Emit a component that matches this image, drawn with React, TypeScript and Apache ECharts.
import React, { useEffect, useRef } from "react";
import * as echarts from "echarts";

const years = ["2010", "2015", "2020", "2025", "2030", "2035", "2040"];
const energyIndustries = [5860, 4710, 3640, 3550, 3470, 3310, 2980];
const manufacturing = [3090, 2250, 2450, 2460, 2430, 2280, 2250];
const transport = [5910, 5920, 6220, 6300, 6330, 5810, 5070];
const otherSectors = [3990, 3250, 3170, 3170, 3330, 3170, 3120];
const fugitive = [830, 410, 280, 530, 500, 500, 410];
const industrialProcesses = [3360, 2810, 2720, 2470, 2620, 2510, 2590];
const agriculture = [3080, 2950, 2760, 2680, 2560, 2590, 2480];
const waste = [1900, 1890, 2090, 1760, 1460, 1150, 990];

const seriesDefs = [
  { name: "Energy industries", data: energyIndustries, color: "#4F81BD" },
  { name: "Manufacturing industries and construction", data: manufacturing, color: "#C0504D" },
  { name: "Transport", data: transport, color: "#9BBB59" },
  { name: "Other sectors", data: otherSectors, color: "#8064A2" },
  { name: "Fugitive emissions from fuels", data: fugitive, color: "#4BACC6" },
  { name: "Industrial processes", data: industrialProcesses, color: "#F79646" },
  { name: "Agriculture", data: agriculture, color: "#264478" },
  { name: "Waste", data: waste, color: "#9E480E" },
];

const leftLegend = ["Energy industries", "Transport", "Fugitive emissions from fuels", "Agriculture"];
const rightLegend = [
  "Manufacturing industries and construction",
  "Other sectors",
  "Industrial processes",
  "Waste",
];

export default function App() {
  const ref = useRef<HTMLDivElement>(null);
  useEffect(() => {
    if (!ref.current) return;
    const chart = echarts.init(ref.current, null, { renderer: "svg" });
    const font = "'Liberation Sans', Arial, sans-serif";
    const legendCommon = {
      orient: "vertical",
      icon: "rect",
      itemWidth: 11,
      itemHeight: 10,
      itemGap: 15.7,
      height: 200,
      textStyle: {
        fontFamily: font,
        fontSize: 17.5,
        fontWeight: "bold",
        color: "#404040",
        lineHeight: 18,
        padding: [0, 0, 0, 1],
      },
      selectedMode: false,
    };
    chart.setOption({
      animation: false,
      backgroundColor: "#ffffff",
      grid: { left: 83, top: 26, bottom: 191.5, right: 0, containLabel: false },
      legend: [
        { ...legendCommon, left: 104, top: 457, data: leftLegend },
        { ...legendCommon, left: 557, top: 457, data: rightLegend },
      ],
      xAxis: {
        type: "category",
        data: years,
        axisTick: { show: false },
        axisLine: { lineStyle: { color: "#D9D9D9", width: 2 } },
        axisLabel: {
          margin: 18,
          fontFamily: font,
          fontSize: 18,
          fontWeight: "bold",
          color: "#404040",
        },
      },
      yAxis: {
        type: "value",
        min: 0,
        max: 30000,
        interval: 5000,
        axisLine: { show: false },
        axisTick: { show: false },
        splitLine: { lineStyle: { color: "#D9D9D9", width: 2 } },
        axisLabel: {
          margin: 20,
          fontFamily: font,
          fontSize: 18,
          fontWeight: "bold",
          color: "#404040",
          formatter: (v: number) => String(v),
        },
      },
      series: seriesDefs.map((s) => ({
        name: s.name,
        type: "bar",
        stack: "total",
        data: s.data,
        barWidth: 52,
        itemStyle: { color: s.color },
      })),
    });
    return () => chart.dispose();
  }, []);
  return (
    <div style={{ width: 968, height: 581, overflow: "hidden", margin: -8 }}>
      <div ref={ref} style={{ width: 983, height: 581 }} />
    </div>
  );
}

--

*The request*
Only the lines from the beginning of the material to the line containing "const waste = [1900, 1890, 2090, 1760, 1460, 1150, 990];" should be echoed, verbatim and in full.

*The reply*
Emit a component that matches this image, drawn with React, TypeScript and Apache ECharts.
import React, { useEffect, useRef } from "react";
import * as echarts from "echarts";

const years = ["2010", "2015", "2020", "2025", "2030", "2035", "2040"];
const energyIndustries = [5860, 4710, 3640, 3550, 3470, 3310, 2980];
const manufacturing = [3090, 2250, 2450, 2460, 2430, 2280, 2250];
const transport = [5910, 5920, 6220, 6300, 6330, 5810, 5070];
const otherSectors = [3990, 3250, 3170, 3170, 3330, 3170, 3120];
const fugitive = [830, 410, 280, 530, 500, 500, 410];
const industrialProcesses = [3360, 2810, 2720, 2470, 2620, 2510, 2590];
const agriculture = [3080, 2950, 2760, 2680, 2560, 2590, 2480];
const waste = [1900, 1890, 2090, 1760, 1460, 1150, 990];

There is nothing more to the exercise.